The Testament of Mary by Colm Toibin

13547234The 2013 Man Booker Prize longlist was recently announced and bookish people (myself included) tend to love book lists. I mentally make a note to read all of them every year and never succeed. Don’t even really come close actually, but my intentions are pure. When I stumbled upon The Testament of Mary on my local library’s new fiction shelf, I grabbed and conquered this novella rather quickly.

Colm Toibin is becoming quite the prolific author. He’s already become comfortable with being a Man Booker regular. My bookclub and I read Brooklyn a couple of years ago to a fairly mixed reception. I wasn’t the biggest of fans plot-wise, but loved Toibin’s writing. The Testament of Mary is 81 pages focusing on an elderly Mary after Jesus has been crucified. It’s just a short little character study of one of the most famous women of all time. And a Saint, no less.

What worked for me was Mary’s characterization. I liked that Toibin made her a real, elderly woman filled with bittersweet memories, anger, and many mixed emotions about her son and herself. Unfortunately, 81 pages is just not enough time to flesh out such an important biblical figure. With twice as many pages, Toibin could have written a deeply moving masterpiece. Instead, Mary’s contrary characterization comes off as a quick talking point to attract readers rather than a fleshed out analysis of the kind of woman Mary might have been – particularly in light of her life’s tragedies and joys.
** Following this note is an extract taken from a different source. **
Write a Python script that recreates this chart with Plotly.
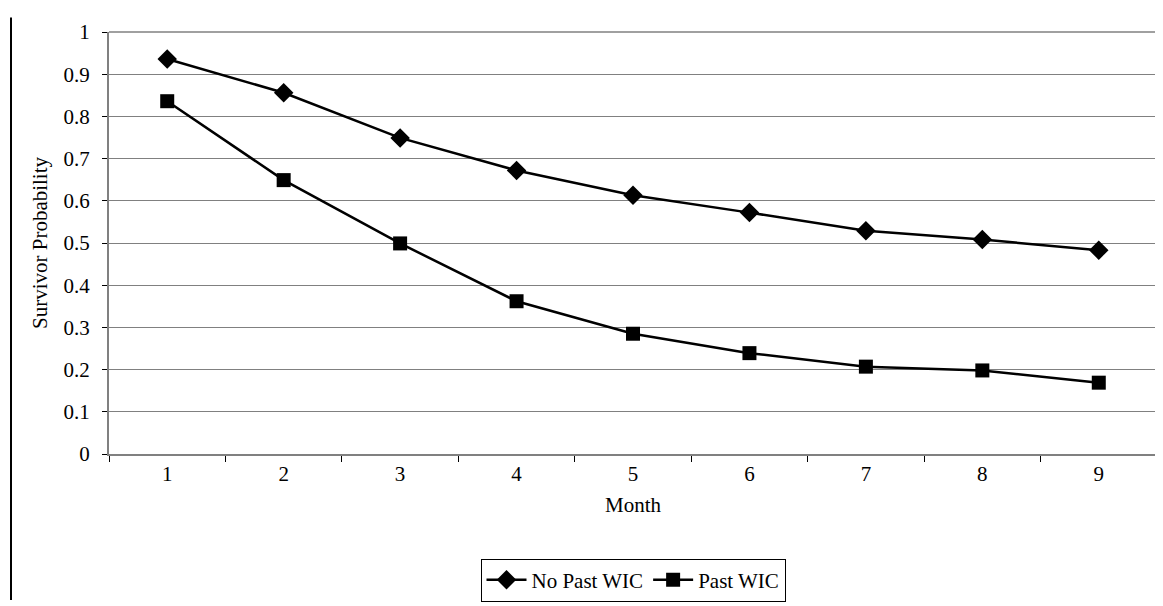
import plotly.graph_objects as go

months = ["1", "2", "3", "4", "5", "6", "7", "8", "9"]
no_past_wic = [0.936, 0.856, 0.749, 0.672, 0.613, 0.572, 0.529, 0.508, 0.483]
past_wic = [0.836, 0.649, 0.499, 0.362, 0.285, 0.239, 0.207, 0.198, 0.169]
y_ticks = [0, 0.1, 0.2, 0.3, 0.4, 0.5, 0.6, 0.7, 0.8, 0.9, 1]
y_tick_text = ["0", "0.1", "0.2", "0.3", "0.4", "0.5", "0.6", "0.7", "0.8", "0.9", "1"]

W, H = 1163, 606
ml, mr, mt, mb = 101, 14, 15, 152
font = "Liberation Serif"
fs = 21

fig = go.Figure()
fig.add_trace(go.Scatter(
    x=months, y=no_past_wic, name="No Past WIC", mode="lines+markers",
    line=dict(color="black", width=2.5),
    marker=dict(symbol="diamond", size=15, color="black"),
))
fig.add_trace(go.Scatter(
    x=months, y=past_wic, name="Past WIC", mode="lines+markers",
    line=dict(color="black", width=2.5),
    marker=dict(symbol="square", size=14, color="black"),
))

fig.update_layout(
    width=W, height=H,
    margin=dict(l=ml, r=mr, t=mt, b=mb, pad=0),
    paper_bgcolor="white", plot_bgcolor="white",
    font=dict(family=font, size=fs, color="black"),
    showlegend=True,
    legend=dict(
        orientation="h", x=0.5, xanchor="center", y=-0.248, yanchor="top",
        bordercolor="black", borderwidth=1, bgcolor="white",
        font=dict(family=font, size=fs, color="black"),
        itemwidth=40, tracegroupgap=0, itemsizing="trace",
    ),
    xaxis=dict(
        type="category", categoryorder="array", categoryarray=months,
        tickson="boundaries", ticks="outside", ticklen=6, tickcolor="black",
        showgrid=False, showline=True, linecolor="#808080", linewidth=2,
        mirror=False, zeroline=False,
        title=dict(text="Month", font=dict(family=font, size=fs), standoff=12),
        tickfont=dict(family=font, size=fs),
        range=[-0.5, 8.5],
    ),
    yaxis=dict(
        range=[0, 1], tickvals=y_ticks, ticktext=y_tick_text,
        ticks="outside", ticklen=5, tickcolor="black",
        showgrid=True, gridcolor="#808080", gridwidth=1,
        showline=True, linecolor="#808080", linewidth=2,
        zeroline=False,
        title=dict(text="Survivor Probability", font=dict(family=font, size=fs), standoff=10),
        tickfont=dict(family=font, size=fs),
        ticklabelstandoff=8,
    ),
    shapes=[
        dict(type="line", xref="paper", yref="paper", x0=0, x1=1, y0=1, y1=1,
             line=dict(color="#a0a0a0", width=2)),
        dict(type="line", xref="paper", yref="paper", x0=1, x1=1, y0=0, y1=1,
             line=dict(color="#a0a0a0", width=2)),
        dict(type="line", xref="paper", yref="paper",
             x0=(3 - ml) / (W - ml - mr), x1=(3 - ml) / (W - ml - mr),
             y0=-(mb) / (H - mt - mb), y1=1 + mt / (H - mt - mb),
             line=dict(color="black", width=2)),
    ],
)

fig.write_html("out.html")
I’m beginning to think Mr. Toibin and I just aren’t likely to have a long lasting relationship. I’ve given him two fair tries and nothing has really impressed me. Maybe his genius is just something I can’t see. Or maybe these award lists are full of shit. What do you think? Either way, I’m glad I read it – only took a couple of hours – but I’m even more thankful that I didn’t spend any of my own dollars.